At the end of last week, the Trump administration moved to restrict both models, arguing that Fable 5’s safety guardrails could be disabled to unlock full Mythos 5 capabilities, posing a national security threat. However, experts argue this institutional clash merely delays an inevitable truth: Anthropic is just the vanguard. Capabilities similar to Mythos 5 from multiple companies and open-weight developers will almost certainly emerge in the near future—if they have not already.

“It’s myopic in the extreme to think that no other competitors to Anthropic will develop similar capabilities to Mythos or even that they have not already done so,” says Tarah Wheeler, chief security officer of TPO Group. “There are other companies hot on Anthropic’s heels who probably have the capabilities, too, and are holding them in reserve as they see how Anthropic is being treated in the current regulatory environment.”

Anthropic has consistently emphasised this broader context. “The real message is that this is not about the model or Anthropic,” Logan Graham, the company’s frontier red team lead, told WIRED when Mythos Preview launched in April. “We need to prepare now for a world where these capabilities are broadly available in 6, 12, 24 months.”

This isn’t isolated to one firm. OpenAI, for instance, released a cybersecurity-focused model privately in mid-April and announced an expanded security strategy. Researchers note that even before this next generation, existing AI offerings could be leveraged for advanced vulnerability hunting and exploit development with a refined approach. A large group of cybersecurity leaders emphasised this point in an open letter to the administration on Sunday, arguing the export-control directive was misguided.

Looking beyond single models

“It’s not one model; it’s the general trend of technology,” says Bruce Schneier, a researcher at Harvard University and the University of Toronto. “Smaller, cheaper, open-source models, sometimes by themselves and sometimes in concert with each other, can match Mythos/Fable’s performance with more sophisticated prompting. And we should expect other models to match Mythos/Fable’s creativity and tenaciousness within months—slightly longer for open-source models.”
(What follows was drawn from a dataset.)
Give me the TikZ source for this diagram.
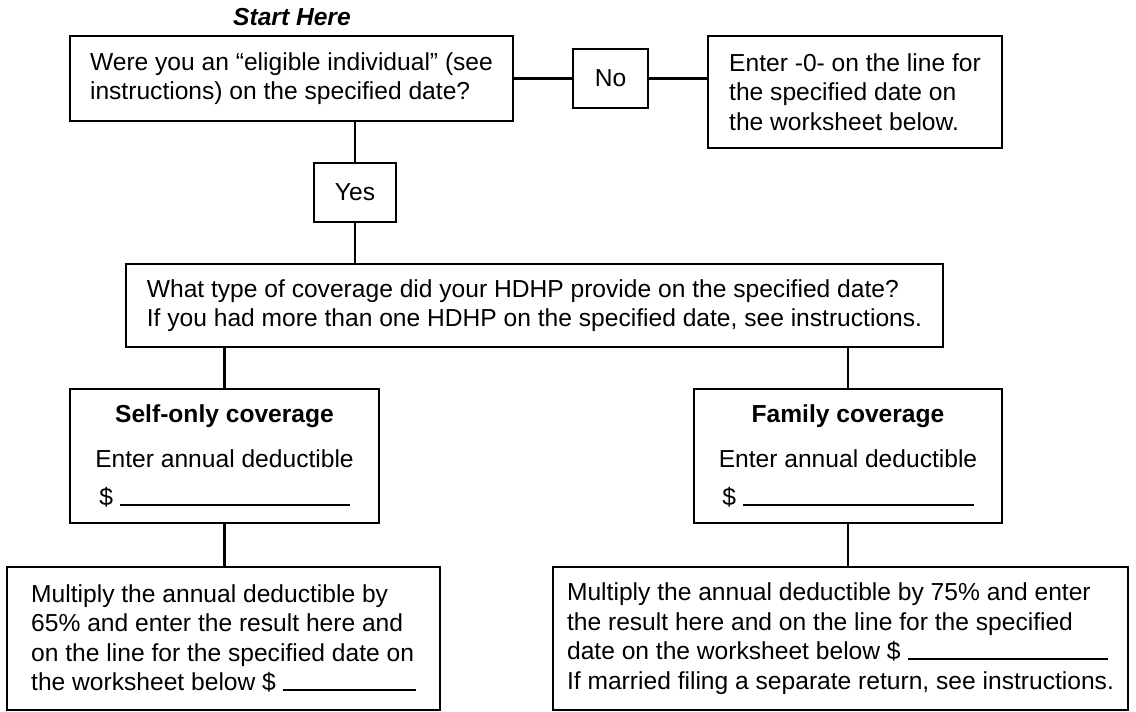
\documentclass[tikz,border=0pt]{standalone}
\usepackage{fontspec}
\setmainfont{Liberation Sans}
\usetikzlibrary{positioning}

\begin{document}
\begin{tikzpicture}[
        x=0.02cm, y=-0.02cm,
        box/.style={rectangle, draw, line width=1.3pt, inner sep=0pt, font=\fontsize{14}{16.8}\selectfont},
        link/.style={line width=1.3pt},
    ]
    \useasboundingbox (0,0) rectangle (1136,711);

    % question and the "No" branch
    \node[font=\fontsize{14}{16.8}\selectfont\bfseries\itshape] (start) at (292,17) {Start Here};
    \node[box, align=left, minimum width=8.86cm, minimum height=1.70cm] (elig) at (291.5,78.5) {Were you an “eligible individual” (see\\instructions) on the specified date?};
    \node[box, minimum width=1.50cm, minimum height=1.18cm] (no) at (610.5,78.5) {No};
    \node[box, align=left, minimum width=5.88cm, minimum height=2.24cm] (zero) at (855,92) {Enter -0- on the line for\\the specified date on\\the worksheet below.};

    % "Yes" branch
    \node[box, minimum width=1.64cm, minimum height=1.18cm] (yes) at (355,192.5) {Yes};
    \node[box, align=left, minimum width=16.34cm, minimum height=1.66cm] (hdhp) at (534.5,305.5) {What type of coverage did your HDHP provide on the specified date?\\If you had more than one HDHP on the specified date, see instructions.};

    % coverage types
    \node[box, align=center, minimum width=6.18cm, minimum height=2.68cm] (self) at (224.5,456) {\textbf{Self-only coverage}\\[9pt]Enter annual deductible\\[5pt]\$ \rule{4.6cm}{0.8pt}};
    \node[box, align=center, minimum width=6.16cm, minimum height=2.68cm] (fam) at (848,456) {\textbf{Family coverage}\\[9pt]Enter annual deductible\\[5pt]\$ \rule{4.62cm}{0.8pt}};

    % results
    \node[box, align=left, minimum width=8.66cm, minimum height=2.86cm] (res1) at (223.5,638.5) {Multiply the annual deductible by\\65\% and enter the result here and\\on the line for the specified date on\\the worksheet below \$ \rule{2.66cm}{0.8pt}};
    \node[box, align=left, minimum width=11.5cm, minimum height=2.86cm] (res2) at (840.5,638.5) {Multiply the annual deductible by 75\% and enter\\the result here and on the line for the specified\\date on the worksheet below \$ \rule{4cm}{0.8pt}\\If married filing a separate return, see instructions.};

    \draw[link] (elig.east) -- (no.west);
    \draw[link] (no.east) -- (no.east -| zero.west);
    \draw[link] (yes.north) -- (yes.north |- elig.south);
    \draw[link] (yes.south) -- (yes.south |- hdhp.north);
    \draw[link] (self.north) -- (self.north |- hdhp.south);
    \draw[link] (fam.north) -- (fam.north |- hdhp.south);
    \draw[link] (self.south) -- (self.south |- res1.north);
    \draw[link] (fam.south) -- (fam.south |- res2.north);
\end{tikzpicture}
\end{document}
What governments need to focus on is democratically developing broader, more transparent plans to contend with inevitable advances in AI capabilities across cybersecurity and other sensitive areas. “The policy question is not whether a technology has risk,” says Chris Wysopal, cofounder of Veracode. “The question is whether a specific restriction meaningfully reduces that risk or whether it mainly slows down the people trying to make systems safer.”

Key takeaways

  • Regulatory restrictions on specific models like Mythos 5 are failing to stop the underlying trend of advanced AI capabilities emerging elsewhere.
  • Competitors and open-source developers are likely already holding back similar capabilities, waiting to see how regulators react to the current landscape.
  • Policymakers must shift focus from blocking individual tools to creating transparent frameworks that do not inadvertently slow down security improvements.